**STATED PROBLEM**
Which lines in the records below contain the word "that"? Copy each one out.

**RECORD EXTRACTS**
** start **
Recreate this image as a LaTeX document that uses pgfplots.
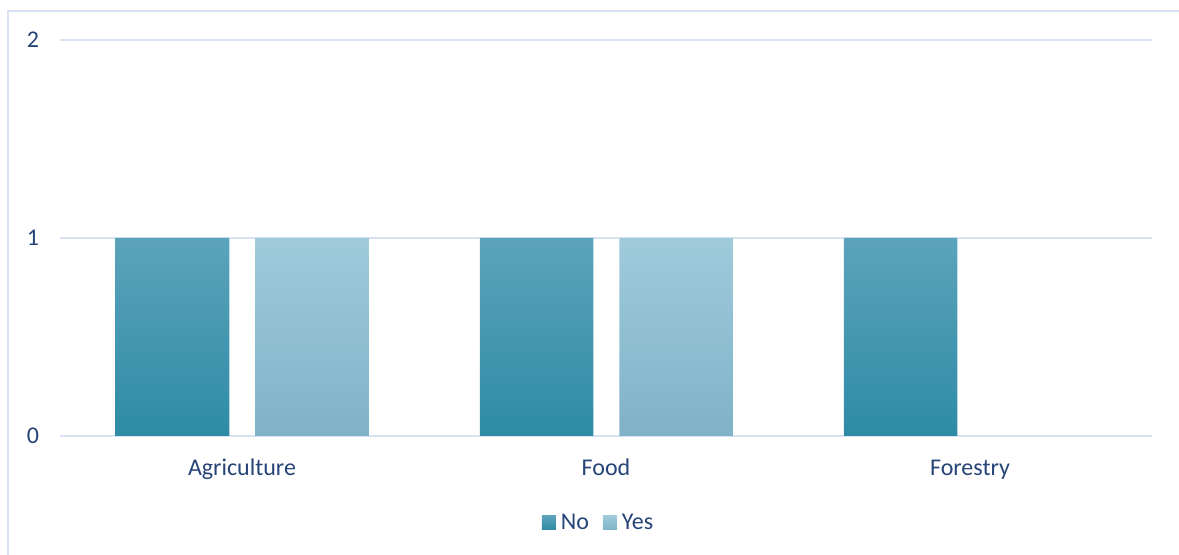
** end **
** start **
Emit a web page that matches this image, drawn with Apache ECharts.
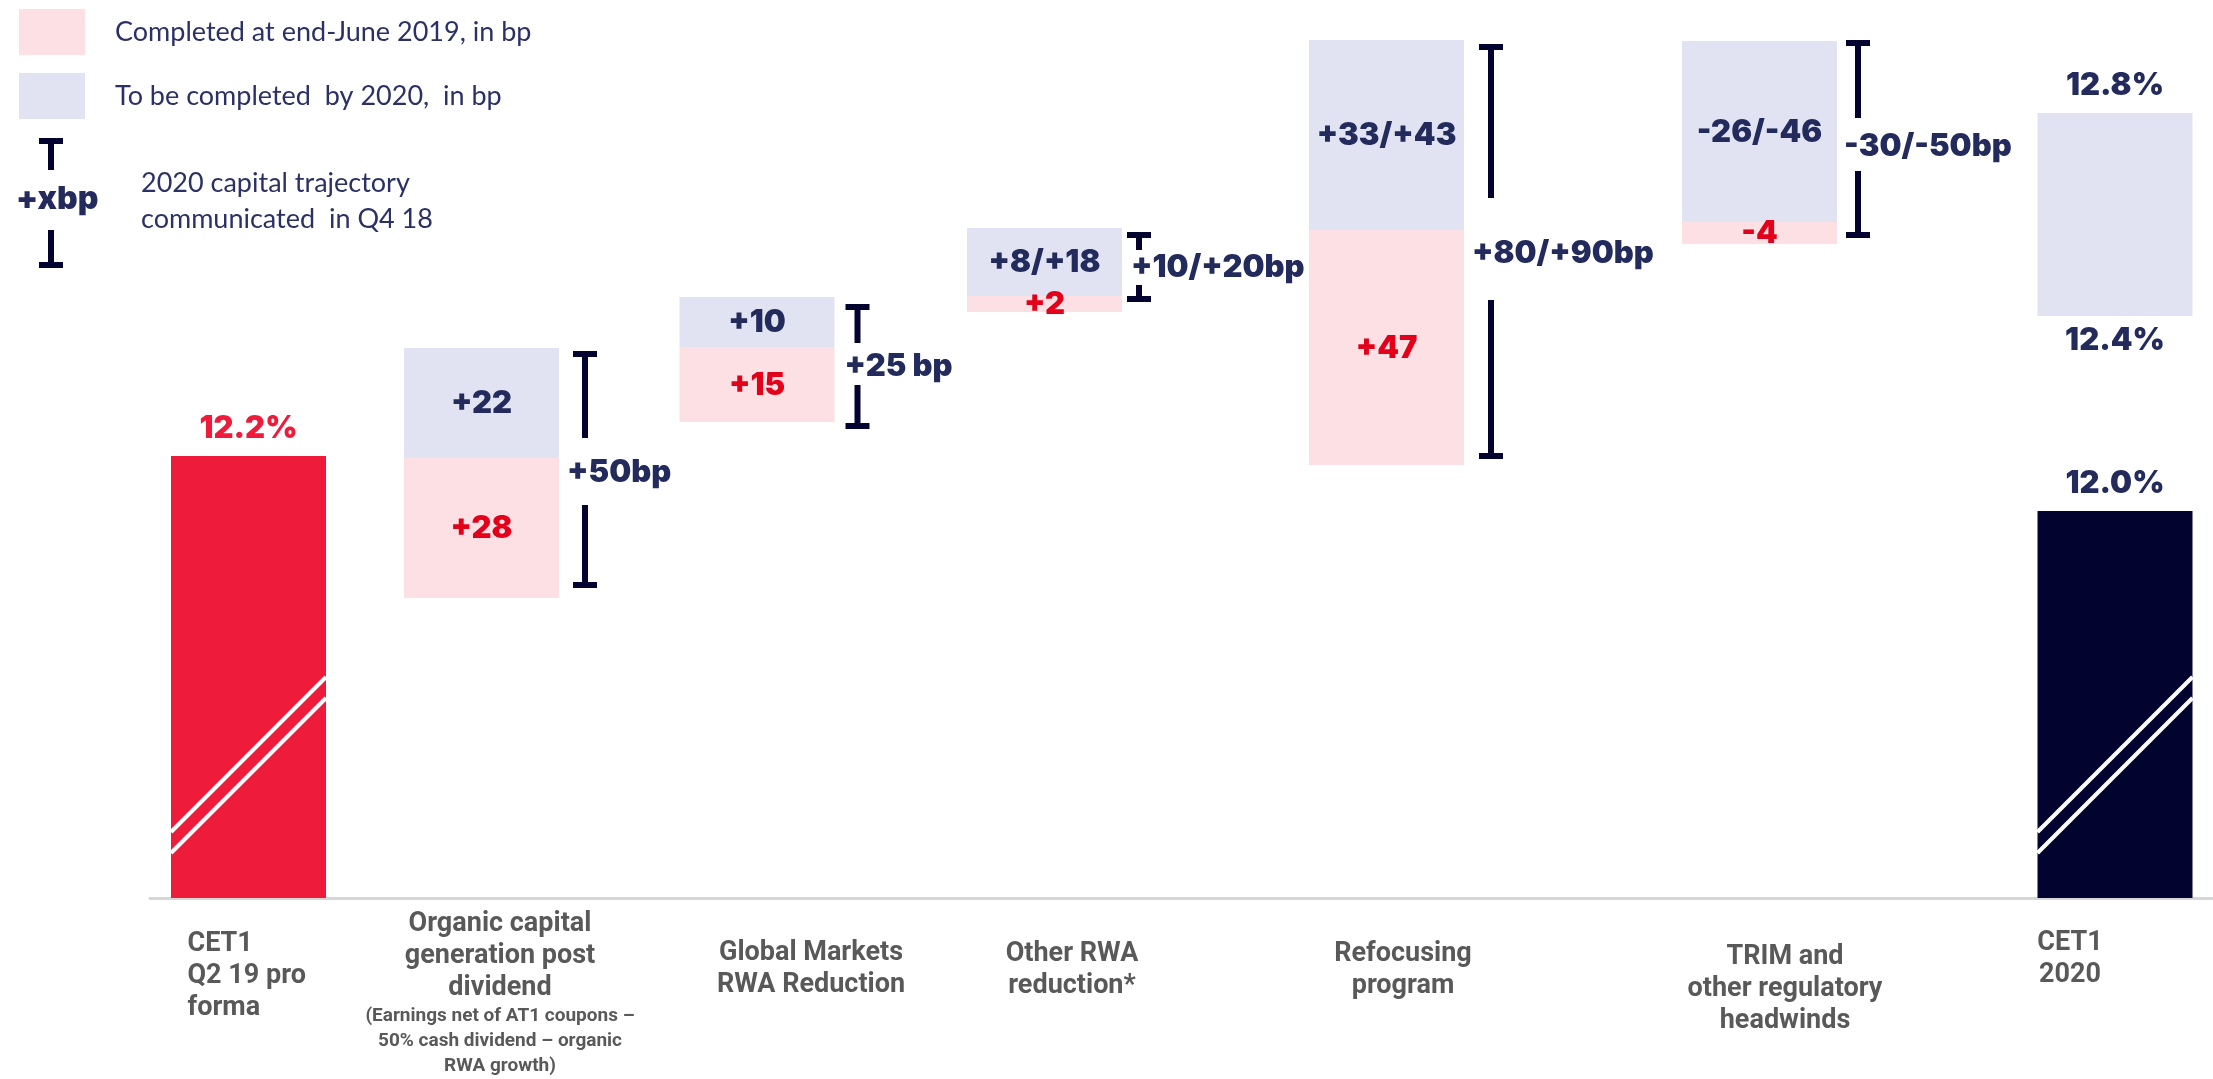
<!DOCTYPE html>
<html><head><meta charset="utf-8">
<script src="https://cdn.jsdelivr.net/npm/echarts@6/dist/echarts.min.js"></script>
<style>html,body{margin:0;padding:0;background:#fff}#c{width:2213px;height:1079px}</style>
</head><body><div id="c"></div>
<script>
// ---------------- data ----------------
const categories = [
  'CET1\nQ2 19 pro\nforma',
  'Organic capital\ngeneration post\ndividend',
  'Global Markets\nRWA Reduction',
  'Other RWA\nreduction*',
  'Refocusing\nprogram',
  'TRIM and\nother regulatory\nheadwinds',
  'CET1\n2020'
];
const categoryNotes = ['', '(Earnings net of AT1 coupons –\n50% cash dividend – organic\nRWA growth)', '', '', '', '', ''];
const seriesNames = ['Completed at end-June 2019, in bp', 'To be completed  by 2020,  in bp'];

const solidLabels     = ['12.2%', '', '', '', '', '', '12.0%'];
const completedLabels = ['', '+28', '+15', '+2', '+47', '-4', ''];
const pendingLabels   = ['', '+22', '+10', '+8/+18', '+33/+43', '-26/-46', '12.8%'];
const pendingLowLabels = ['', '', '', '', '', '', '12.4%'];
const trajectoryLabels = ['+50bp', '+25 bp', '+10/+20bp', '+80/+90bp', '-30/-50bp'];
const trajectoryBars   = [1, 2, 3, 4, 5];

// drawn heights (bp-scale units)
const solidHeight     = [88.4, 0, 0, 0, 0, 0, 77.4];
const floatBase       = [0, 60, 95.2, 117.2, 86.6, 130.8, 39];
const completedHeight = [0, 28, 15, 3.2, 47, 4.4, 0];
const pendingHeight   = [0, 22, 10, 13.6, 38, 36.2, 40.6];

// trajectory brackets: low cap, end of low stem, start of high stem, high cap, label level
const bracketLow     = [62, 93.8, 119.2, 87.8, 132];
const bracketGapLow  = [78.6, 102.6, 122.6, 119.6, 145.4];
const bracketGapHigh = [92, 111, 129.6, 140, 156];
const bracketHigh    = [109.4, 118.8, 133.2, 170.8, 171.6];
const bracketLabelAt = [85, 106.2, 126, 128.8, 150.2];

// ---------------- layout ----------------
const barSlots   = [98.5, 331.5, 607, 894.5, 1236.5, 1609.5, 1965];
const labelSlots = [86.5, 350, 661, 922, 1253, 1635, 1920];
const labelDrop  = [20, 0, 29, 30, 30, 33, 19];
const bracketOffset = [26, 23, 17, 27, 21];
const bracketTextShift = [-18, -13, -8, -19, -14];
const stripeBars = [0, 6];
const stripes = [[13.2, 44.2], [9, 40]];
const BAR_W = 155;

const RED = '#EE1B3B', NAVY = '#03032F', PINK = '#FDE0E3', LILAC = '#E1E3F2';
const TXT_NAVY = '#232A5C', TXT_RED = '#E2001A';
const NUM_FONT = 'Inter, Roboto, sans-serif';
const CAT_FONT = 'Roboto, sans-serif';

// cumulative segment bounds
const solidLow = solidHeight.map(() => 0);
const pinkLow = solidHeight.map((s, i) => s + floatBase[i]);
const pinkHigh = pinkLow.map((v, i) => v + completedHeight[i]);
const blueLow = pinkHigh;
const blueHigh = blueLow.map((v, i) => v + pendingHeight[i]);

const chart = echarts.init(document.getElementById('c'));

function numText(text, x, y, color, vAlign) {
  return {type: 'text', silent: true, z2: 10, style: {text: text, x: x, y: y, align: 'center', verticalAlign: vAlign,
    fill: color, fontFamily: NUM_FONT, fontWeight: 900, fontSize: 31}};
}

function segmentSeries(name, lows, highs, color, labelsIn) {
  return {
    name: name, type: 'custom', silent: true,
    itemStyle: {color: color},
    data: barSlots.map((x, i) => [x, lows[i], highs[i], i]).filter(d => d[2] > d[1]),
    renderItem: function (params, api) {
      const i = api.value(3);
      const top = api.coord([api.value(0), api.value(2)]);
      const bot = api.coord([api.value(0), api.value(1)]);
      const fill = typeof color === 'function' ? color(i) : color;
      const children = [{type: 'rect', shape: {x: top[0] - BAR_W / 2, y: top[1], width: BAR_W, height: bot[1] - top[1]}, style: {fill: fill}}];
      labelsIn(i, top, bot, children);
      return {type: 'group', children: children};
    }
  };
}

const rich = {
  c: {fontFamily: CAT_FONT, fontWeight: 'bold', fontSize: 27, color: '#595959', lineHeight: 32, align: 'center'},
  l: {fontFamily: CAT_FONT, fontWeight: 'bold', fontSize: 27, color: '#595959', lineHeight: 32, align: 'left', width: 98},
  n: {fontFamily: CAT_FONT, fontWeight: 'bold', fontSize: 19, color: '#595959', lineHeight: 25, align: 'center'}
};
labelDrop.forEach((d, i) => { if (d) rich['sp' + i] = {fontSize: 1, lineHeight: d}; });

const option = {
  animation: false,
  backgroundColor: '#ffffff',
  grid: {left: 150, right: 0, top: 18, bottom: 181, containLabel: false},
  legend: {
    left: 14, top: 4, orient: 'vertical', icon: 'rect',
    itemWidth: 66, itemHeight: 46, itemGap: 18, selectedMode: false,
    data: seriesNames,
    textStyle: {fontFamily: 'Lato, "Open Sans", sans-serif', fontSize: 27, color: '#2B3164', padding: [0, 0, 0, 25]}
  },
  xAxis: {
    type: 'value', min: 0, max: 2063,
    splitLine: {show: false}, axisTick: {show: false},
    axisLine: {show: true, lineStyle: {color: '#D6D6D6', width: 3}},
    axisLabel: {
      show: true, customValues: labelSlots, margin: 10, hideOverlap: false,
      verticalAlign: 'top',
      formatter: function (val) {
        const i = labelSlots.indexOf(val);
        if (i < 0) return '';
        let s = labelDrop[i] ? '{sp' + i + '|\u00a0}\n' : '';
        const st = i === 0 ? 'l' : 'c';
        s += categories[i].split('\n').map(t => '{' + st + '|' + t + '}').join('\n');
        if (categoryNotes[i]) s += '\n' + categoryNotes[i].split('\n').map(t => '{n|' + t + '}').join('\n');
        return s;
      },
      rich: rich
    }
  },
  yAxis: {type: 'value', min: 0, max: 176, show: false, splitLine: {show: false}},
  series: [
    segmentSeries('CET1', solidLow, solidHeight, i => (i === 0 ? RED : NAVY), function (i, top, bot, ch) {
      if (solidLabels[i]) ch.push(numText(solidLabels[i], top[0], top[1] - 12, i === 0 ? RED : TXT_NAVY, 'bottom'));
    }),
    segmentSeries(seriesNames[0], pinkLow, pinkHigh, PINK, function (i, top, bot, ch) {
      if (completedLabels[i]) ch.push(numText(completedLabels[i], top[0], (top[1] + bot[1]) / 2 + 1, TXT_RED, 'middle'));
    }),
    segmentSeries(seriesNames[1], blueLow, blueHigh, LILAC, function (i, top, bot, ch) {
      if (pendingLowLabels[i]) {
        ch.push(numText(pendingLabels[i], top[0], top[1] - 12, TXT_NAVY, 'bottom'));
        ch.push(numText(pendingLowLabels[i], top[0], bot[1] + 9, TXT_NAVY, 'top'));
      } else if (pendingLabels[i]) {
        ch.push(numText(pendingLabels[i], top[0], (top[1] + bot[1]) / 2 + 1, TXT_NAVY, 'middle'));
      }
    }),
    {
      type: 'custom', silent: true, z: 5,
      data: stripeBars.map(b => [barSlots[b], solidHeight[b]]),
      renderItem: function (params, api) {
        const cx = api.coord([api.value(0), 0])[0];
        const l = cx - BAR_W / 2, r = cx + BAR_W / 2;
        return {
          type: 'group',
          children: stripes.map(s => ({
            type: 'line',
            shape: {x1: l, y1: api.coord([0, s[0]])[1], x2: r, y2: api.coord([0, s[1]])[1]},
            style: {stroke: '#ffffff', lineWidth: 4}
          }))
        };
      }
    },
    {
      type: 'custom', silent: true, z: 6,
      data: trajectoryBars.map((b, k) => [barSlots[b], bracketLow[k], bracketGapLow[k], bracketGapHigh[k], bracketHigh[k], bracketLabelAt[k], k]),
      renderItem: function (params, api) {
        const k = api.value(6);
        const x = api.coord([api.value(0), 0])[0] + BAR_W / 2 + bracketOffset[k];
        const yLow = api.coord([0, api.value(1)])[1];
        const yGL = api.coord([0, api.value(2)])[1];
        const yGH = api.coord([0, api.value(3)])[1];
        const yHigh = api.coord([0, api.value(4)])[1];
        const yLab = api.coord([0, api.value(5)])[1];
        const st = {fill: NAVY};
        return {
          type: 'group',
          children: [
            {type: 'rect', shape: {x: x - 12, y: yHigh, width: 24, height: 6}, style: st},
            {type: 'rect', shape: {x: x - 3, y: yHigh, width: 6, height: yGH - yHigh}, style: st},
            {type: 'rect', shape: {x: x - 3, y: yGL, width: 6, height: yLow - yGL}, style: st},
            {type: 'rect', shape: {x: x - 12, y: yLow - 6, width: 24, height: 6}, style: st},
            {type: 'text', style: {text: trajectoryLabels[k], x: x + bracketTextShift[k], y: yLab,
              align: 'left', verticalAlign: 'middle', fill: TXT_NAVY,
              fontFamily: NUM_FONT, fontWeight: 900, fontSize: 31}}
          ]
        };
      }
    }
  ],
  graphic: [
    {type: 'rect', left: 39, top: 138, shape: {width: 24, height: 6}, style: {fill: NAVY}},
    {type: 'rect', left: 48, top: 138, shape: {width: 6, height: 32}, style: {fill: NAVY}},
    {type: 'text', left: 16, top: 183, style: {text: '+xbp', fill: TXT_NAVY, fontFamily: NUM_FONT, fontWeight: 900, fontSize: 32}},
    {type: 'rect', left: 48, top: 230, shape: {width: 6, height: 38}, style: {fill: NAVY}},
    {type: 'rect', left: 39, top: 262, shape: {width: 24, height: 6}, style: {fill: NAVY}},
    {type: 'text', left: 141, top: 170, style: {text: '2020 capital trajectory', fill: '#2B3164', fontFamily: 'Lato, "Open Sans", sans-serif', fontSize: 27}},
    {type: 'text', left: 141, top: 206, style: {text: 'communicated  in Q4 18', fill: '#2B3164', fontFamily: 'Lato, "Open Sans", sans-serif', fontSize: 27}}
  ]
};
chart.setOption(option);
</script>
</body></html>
** end **
**EXPECTED ANSWER**
Recreate this image as a LaTeX document that uses pgfplots.
Emit a web page that matches this image, drawn with Apache ECharts.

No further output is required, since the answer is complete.